Understanding mechanisms of synergy between bacterial anti-phage defences. (4566)

Antimicrobial resistance (AMR) poses one of the greatest threats to human health of our time. Mobile genetic elements (MGEs), such as phages and plasmids, play a key role in AMR dissemination, but also present a promising tool for development of alternative antimicrobials. The spread of MGEs is fundamentally shaped by bacterial defence systems, which can block AMR and limit the efficacy of phage-based therapies. Good examples of such defences are Restriction-Modification (RM) and CRISPR-Cas systems, both of which have revolutionised our DNA manipulating abilities. Crucially, an astonishing number of other defences have been discovered in recent years. But how important are these defences in blocking MGE infection, and do they always work on their own or in concert with other defences?

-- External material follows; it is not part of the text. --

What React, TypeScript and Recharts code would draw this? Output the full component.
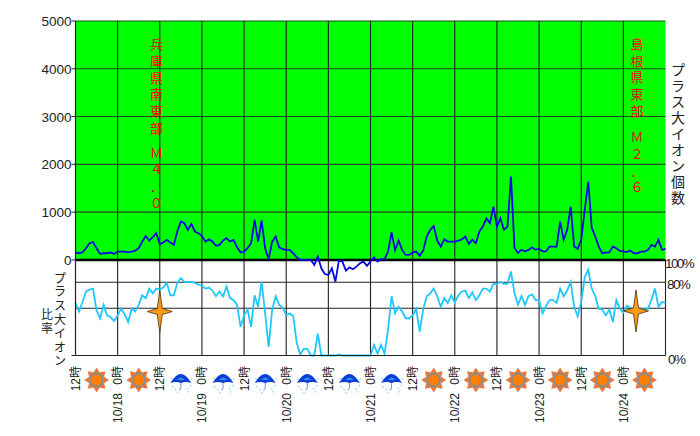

This question is addressed in an interdisciplinary project in the groups of Prof van Houte (Univ of Exeter) and Prof Szczelkun (Univ of Bristol), with collaborations with teams from Liverpool, Bath, Durham, St Andrews and Exeter, who are all part of a recently funded BBSRC sLoLa network that you will automatically become part of. You will use a set of 300 sequenced isolates of the human pathogen Pseudomonas aeruginosa to investigate synergy between defence systems and how this impacts MGE infectivity. Preliminary analysis show that these isolates have on average 8 different defence systems/genome, with huge variation between isolates (min. 2, max. 18 systems/genome).

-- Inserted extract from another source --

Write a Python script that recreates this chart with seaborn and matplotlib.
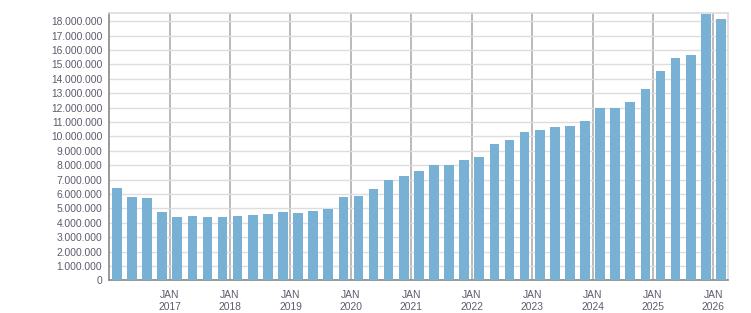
import matplotlib
matplotlib.use("Agg")
import matplotlib.pyplot as plt
import seaborn as sns
import pandas as pd
from matplotlib.ticker import FixedLocator, FuncFormatter

# ---- data ----
quarters = [f"{y}-Q{q}" for y in range(2016, 2026) for q in range(1, 5)] + ["2026-Q1"]
values_mn = [6.41, 5.79, 5.72, 4.75, 4.40, 4.47, 4.40, 4.40, 4.47, 4.54,
             4.61, 4.75, 4.68, 4.82, 4.96, 5.79, 5.88, 6.34, 6.97, 7.25,
             7.60, 8.01, 8.01, 8.36, 8.57, 9.47, 9.75, 10.31, 10.45, 10.66,
             10.72, 11.06, 11.97, 11.97, 12.39, 13.29, 14.55, 15.45, 15.66, 18.50,
             18.16]
year_labels = ["JAN\n2017", "JAN\n2018", "JAN\n2019", "JAN\n2020", "JAN\n2021",
               "JAN\n2022", "JAN\n2023", "JAN\n2024", "JAN\n2025", "JAN\n2026"]
y_ticks_mn = list(range(0, 19))

df = pd.DataFrame({"quarter": quarters, "value": [v * 1e6 for v in values_mn]})

sns.set_style("white")
plt.rcParams["font.family"] = ["Liberation Sans", "DejaVu Sans"]

fig = plt.figure(figsize=(7.51, 3.13), dpi=100)
ax = fig.add_axes([0.1455, 0.1045, 0.8245, 0.853])

sns.barplot(data=df, x="quarter", y="value", order=quarters, color="#78b1d4",
            saturation=1, width=0.64, ax=ax, zorder=3, linewidth=0,
            edgecolor="none")

n = len(quarters)
ax.set_xlim(-0.5, n - 0.5)
ax.set_ylim(0, 18.55e6)

# x ticks: major at January boundaries, minor at each quarter boundary
major_pos = [3.5 + 4 * i for i in range(len(year_labels))]
ax.xaxis.set_major_locator(FixedLocator(major_pos))
ax.set_xticklabels(year_labels)
ax.xaxis.set_minor_locator(FixedLocator([i + 0.5 for i in range(-1, n)]))
ax.tick_params(axis="x", which="both", length=3, width=1, color="#888888",
               labelsize=7.4, labelcolor="#5c5c6e", pad=4)
for lab in ax.get_xticklabels():
    lab.set_linespacing(1.25)

ax.yaxis.set_major_locator(FixedLocator([v * 1e6 for v in y_ticks_mn]))
ax.yaxis.set_major_formatter(FuncFormatter(lambda v, p: f"{int(round(v)):,}".replace(",", ".")))
ax.tick_params(axis="y", which="major", length=4, width=1, color="#888888",
               labelsize=7.4, labelcolor="#5c5c6e", pad=1)

ax.set_xlabel("")
ax.set_ylabel("")

ax.grid(axis="y", color="#dddddd", linewidth=1.0, zorder=0)
ax.grid(axis="x", which="major", color="#b4b4b4", linewidth=1.3, zorder=1)
ax.set_axisbelow(True)

for side in ["left", "bottom"]:
    ax.spines[side].set_color("#888888")
    ax.spines[side].set_linewidth(1.2)
for side in ["top", "right"]:
    ax.spines[side].set_color("#dddddd")
    ax.spines[side].set_linewidth(1.2)

fig.savefig("out.png", dpi=100)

You will use various bioinformatics approaches to understand which defences preferentially co-occur in genomes of these isolates. You will then carry out large-scale infection assays on the isolate collection using a panel of different phages to establish correlations between phage infectivity/resistance and defence combinations. Genome engineering of defence combinations into a reference strain will be used to determine whether these observed correlations have a causal relationship. To establish if and how phages can evolve to overcome defence combinations, you will use novel sequencing methodologies based on NanoPore sequencing. Finally, you will study the consequences of defence combinations at the individual cell level using single cell microscopy.

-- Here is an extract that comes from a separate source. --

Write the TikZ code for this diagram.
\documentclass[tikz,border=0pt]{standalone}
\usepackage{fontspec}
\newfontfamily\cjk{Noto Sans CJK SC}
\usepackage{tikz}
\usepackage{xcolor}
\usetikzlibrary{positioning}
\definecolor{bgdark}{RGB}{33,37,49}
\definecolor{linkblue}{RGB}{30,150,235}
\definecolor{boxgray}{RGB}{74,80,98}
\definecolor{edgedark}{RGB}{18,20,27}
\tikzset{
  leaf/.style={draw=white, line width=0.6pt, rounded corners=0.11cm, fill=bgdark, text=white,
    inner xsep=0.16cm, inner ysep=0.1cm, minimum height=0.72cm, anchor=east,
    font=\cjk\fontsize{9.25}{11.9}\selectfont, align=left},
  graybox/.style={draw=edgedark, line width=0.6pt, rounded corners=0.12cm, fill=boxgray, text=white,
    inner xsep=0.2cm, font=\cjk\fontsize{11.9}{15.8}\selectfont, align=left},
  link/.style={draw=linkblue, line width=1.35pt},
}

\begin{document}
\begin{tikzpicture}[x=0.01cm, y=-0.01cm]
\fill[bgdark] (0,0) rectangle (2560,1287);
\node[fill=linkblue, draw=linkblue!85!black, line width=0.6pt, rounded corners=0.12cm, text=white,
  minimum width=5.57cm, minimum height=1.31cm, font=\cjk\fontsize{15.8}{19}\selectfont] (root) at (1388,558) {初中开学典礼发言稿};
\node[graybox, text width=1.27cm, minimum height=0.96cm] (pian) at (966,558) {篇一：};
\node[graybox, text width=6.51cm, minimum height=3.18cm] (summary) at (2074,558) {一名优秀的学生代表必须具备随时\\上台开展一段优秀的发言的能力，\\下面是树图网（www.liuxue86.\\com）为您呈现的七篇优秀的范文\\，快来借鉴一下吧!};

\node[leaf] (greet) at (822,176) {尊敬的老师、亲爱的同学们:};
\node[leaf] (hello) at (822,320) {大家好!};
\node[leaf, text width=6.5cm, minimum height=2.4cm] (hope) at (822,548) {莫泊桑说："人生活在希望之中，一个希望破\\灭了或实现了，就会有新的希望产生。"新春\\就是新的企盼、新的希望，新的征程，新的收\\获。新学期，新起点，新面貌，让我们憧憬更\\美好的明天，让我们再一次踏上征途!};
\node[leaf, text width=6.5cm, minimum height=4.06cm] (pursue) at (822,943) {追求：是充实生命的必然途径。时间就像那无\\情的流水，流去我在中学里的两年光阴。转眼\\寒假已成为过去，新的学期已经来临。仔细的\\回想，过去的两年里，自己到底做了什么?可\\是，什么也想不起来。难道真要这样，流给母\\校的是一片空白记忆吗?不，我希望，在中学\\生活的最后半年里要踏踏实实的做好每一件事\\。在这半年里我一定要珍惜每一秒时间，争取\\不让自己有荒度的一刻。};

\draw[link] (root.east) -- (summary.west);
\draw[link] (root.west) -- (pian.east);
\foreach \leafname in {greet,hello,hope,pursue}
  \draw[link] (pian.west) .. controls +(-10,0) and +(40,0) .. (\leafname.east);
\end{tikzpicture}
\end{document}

You will be primarily based in the lab of Prof Stineke van Houte at Exeter's Cornwall campus, who is a Lister prize fellow and ERC grant holder with a thriving and expanding team working on AMR, CRISPR-Cas antimicrobial tool development, and MGE-bacteria interactions. Throughout the project you will work in close collaboration with Prof Szczelkun's lab in Bristol, and other members of the sLoLa network.